GP- Eu penso que essas pessoas fazem o melhor que podem segundo o modelo que têm, e são certamente muito boas pessoas, com muito boas intenções. Mas também podem contribuir para que as escolas regulares façam um bom trabalho.
Não digo que essas pessoas não têm valor, mas acho que deviam unir esforços com as escolas regulares e contribuir com o seu conhecimento para uma sociedade mais democrática, onde não exista segregação.
TB- Definitivamente, as escolas especiais não são o melhor caminho para as
crianças?
GP- Escolas segregadas, nunca. Ninguém gostaria de ter um filho que fosse
enviado para escolas para onde os outros não querem ir.
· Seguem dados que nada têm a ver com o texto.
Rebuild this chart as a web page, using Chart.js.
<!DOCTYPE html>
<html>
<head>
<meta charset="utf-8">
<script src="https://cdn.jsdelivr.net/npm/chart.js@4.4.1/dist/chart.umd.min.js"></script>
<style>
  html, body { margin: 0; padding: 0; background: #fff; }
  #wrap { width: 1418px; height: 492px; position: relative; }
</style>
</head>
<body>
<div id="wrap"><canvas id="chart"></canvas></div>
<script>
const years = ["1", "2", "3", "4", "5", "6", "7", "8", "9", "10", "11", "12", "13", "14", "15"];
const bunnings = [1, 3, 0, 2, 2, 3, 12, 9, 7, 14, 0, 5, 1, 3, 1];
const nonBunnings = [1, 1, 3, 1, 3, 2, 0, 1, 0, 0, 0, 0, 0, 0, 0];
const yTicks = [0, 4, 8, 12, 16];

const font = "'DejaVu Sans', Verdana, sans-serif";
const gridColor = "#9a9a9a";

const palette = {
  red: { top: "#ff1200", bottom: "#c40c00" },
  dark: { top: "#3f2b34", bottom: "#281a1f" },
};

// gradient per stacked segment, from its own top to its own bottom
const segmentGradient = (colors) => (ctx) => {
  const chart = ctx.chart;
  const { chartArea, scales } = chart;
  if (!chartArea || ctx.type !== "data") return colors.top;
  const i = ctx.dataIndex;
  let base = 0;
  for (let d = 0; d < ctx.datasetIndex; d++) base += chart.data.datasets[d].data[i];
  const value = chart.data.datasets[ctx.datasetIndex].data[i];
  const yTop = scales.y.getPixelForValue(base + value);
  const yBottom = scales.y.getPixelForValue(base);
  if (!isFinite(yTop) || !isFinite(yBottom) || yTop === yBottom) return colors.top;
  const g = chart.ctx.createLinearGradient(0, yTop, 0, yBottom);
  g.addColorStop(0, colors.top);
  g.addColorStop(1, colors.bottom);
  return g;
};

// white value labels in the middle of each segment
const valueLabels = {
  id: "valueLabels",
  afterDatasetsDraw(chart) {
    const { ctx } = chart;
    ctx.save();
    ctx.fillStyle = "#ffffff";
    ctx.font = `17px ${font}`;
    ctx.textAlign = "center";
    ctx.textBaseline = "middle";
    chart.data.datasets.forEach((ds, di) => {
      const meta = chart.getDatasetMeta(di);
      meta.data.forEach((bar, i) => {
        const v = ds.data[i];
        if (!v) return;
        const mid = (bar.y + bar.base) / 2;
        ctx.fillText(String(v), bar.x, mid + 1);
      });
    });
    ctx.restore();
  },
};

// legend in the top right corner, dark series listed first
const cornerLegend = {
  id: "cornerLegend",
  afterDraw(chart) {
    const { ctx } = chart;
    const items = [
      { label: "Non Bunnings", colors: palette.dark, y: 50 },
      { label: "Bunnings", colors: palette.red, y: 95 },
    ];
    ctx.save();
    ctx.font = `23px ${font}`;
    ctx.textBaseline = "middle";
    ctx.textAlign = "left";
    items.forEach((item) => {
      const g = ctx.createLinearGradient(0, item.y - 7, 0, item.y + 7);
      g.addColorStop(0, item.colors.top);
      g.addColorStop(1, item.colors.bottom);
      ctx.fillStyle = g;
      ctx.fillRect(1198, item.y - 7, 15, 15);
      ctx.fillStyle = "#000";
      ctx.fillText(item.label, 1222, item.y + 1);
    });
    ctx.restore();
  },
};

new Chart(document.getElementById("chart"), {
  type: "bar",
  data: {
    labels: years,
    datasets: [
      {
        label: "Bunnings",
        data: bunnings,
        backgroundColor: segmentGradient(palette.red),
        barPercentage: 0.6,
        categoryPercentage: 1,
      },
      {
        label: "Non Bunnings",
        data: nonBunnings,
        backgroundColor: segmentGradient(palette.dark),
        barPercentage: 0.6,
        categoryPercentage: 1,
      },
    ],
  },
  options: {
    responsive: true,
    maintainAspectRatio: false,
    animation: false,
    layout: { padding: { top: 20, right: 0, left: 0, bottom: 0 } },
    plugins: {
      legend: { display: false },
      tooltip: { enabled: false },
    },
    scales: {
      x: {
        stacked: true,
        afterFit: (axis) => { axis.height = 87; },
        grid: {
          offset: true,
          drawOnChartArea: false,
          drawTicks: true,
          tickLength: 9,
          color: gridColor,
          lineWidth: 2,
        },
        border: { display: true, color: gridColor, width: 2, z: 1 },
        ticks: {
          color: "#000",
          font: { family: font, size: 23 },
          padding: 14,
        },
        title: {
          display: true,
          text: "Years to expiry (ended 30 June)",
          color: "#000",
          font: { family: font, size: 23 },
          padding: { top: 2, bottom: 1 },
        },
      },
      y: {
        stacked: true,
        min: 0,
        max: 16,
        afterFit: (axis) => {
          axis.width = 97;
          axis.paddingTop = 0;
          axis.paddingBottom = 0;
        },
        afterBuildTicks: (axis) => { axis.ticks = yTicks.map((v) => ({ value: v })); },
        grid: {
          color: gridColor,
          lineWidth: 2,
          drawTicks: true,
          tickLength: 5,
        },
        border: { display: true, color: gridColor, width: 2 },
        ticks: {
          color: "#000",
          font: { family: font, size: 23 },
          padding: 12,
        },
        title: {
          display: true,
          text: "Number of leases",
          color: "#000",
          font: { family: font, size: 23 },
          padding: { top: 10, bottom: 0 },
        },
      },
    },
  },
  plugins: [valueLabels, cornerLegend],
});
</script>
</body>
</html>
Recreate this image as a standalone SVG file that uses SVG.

TB- Foi referido na conferência que temos caminhado no bom sentido em
matéria de educação inclusiva, no entanto, um estudo realizado há pouco
tempo revelou que os jovens portugueses aceitam a segregação de pessoas com deficiências e a criação de mais escolas especiais. Não considera isso um
sério problema, que pode demonstrar que os dados apresentados não são um
espelho da realidade?
GP- Os jovens precisam de mais informação, talvez não tenham sido ensinados de outra maneira. Precisam de mais instrução. É necessário partilhar informação com eles, tal como quando fazemos acerca do tabaco ou da droga. Os jovens precisam aprender que a heterogeneidade e a diversidade é positiva, tal como deixar de fumar.
TB- Com a vertiginosa evolução da sociedade, que exige cada vez mais das
pessoas, especialmente a nível profissional, acha que algum dia haverá
realmente igualdade entre as pessoas?
GP- Espero que sim, gostava de acreditar nisso. Somos humanos, nunca
atingiremos a perfeição, mas penso que poderemos caminhar nesse sentido.
Todas as pessoas merecem fazer parte da sociedade e ser tratadas de igual
para igual.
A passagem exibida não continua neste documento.